# Angle chasing geometry problem [duplicate]

Problem: In a triangle ABC, AC=BC and $$\angle C =20°$$. There are points M and N on AC and BC respectively such that $$\angle BAN=50°$$ and $$\angle MBA =60°$$.Find the angle BMN?

I tried angle chasing and realised that something additional must be required to solve this problem like a construction somewhere. Can anyone tell me what that construction is? Also try to add your motivation behind the construction.

Obviously $$\angle BAC=\angle ABC=80^\circ$$. It also means that $$\angle NAC=30^\circ$$ and $$\angle MBC=20^\circ$$

Construct point $$E\in BM$$ such that triangle ABE is equilateral. Extend $$AE$$ until it interesects $$BC$$ at point $$F$$.

It's easy to see that triangle $$EFM$$ is also equilateral and $$MF\parallel AB$$. It is also easy to claculate that $$\angle NAE=10^\circ$$, $$\angle EAM=20^\circ$$, $$\angle EBF=20^\circ$$.

From triangle $$ABN$$ you can calculate $$\angle ANB=50^\circ=\angle NAB$$. It means that triangle $$ANB$$ is isosceles and therefore $$BN=BE=BE$$. So you can draw a (pink) circle with center $$B$$ passing through points $$N,E,A$$. Inscribed angle $$\angle ANE$$ is one half of the central angle $$\angle ABE=60^\circ$$ i.e. $$\angle ANE=30^\circ$$.
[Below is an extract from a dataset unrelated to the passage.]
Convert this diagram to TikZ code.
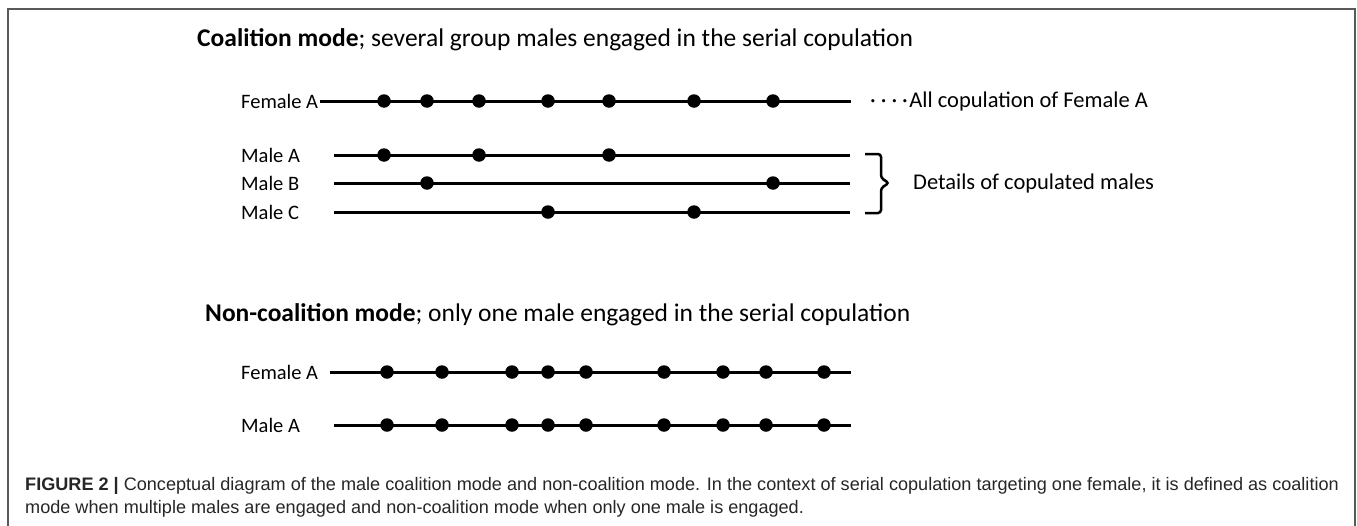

Now that you know $$\angle NAE=10^\circ$$ and $$\angle ANE=30^\circ$$, from triangle $$ANE$$ you get $$\angle NAF=10^\circ+30^\circ=40^\circ$$ i.e. $$\angle NEM=100^\circ$$

On the other side, from triangle ABF it is obvious that $$\angle BFA=40^\circ$$ and $$\angle NFM=100^\circ$$.

Take a look at triangles $$MEN$$ and $$MFN$$. We know that: $$ME=MF$$ (from the equilateral triangle $$MEF$$), $$MN=MN$$ and that angles opposite to the longest sides are equal, $$\angle MEN=\angle MFN=100^\circ$$.

By SSU, triangles $$MEN$$ and $$MFN$$ are equivalent which means that $$\angle BMN=\angle EMN = \angle FMN=\frac 12 \angle EMF = 30^\circ$$.